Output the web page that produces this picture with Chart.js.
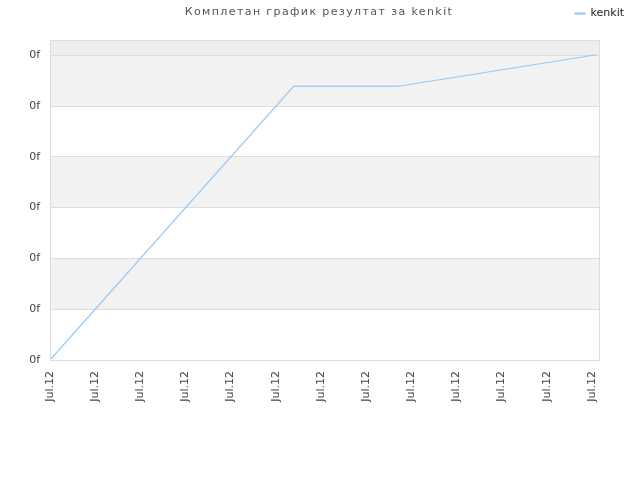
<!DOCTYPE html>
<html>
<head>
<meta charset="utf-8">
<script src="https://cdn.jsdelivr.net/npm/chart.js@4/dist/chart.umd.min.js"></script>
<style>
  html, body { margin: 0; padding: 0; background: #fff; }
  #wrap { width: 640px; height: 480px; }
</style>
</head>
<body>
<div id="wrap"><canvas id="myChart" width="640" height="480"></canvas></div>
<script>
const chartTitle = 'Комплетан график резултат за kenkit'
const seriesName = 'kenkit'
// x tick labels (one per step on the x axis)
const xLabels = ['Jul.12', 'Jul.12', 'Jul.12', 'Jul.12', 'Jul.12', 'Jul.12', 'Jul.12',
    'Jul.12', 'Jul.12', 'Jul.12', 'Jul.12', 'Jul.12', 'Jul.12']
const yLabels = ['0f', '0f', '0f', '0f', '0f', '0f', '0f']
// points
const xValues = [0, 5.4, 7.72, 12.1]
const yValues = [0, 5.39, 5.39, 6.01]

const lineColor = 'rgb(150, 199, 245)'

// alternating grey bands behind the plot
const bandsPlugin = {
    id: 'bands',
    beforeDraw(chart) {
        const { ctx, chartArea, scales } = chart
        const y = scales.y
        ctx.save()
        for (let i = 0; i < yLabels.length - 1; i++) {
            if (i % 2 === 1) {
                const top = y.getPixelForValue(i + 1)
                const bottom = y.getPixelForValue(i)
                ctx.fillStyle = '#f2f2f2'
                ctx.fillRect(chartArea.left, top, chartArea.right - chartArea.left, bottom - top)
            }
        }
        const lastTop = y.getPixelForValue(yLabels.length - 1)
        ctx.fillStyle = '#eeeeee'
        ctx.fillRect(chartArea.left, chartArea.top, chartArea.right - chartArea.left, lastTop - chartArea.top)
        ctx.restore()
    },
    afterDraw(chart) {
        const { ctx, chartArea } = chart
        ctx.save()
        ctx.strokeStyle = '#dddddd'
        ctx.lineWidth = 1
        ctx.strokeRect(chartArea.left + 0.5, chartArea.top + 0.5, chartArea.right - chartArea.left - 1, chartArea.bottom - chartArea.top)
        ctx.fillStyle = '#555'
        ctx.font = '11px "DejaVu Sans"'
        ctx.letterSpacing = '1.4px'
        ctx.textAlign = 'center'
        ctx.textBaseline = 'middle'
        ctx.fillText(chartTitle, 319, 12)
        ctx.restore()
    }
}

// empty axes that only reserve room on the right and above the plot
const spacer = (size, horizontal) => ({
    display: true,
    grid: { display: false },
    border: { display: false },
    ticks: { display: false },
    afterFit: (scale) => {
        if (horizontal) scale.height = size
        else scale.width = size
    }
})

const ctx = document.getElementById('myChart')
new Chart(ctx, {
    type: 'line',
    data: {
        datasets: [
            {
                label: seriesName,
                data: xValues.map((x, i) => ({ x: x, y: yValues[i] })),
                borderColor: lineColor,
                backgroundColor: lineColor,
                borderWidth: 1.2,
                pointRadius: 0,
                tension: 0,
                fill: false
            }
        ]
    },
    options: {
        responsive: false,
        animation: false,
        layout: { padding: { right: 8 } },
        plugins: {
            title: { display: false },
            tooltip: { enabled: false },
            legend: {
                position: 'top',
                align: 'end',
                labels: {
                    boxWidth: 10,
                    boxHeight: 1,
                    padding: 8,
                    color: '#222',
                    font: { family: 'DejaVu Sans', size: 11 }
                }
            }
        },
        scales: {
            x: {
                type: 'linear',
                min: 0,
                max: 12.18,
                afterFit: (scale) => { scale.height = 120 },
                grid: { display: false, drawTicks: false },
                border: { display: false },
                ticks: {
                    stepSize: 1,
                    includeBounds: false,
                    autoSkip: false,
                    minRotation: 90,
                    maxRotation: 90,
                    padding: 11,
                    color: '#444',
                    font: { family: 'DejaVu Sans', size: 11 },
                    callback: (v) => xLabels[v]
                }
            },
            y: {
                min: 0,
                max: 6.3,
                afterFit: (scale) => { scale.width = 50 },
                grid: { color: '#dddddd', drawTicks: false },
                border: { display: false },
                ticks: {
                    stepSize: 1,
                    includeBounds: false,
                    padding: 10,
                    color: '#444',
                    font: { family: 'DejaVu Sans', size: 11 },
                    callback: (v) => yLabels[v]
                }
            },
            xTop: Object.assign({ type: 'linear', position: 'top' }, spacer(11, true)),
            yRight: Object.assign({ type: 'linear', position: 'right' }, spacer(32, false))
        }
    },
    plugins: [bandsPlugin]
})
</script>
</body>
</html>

◆ ◆ ◆ ◆ ◆ ◆ ◆

**Stated goal:** Write down the number of lines where the word "that" appears, and nothing further.

**Answer to this problem:** 2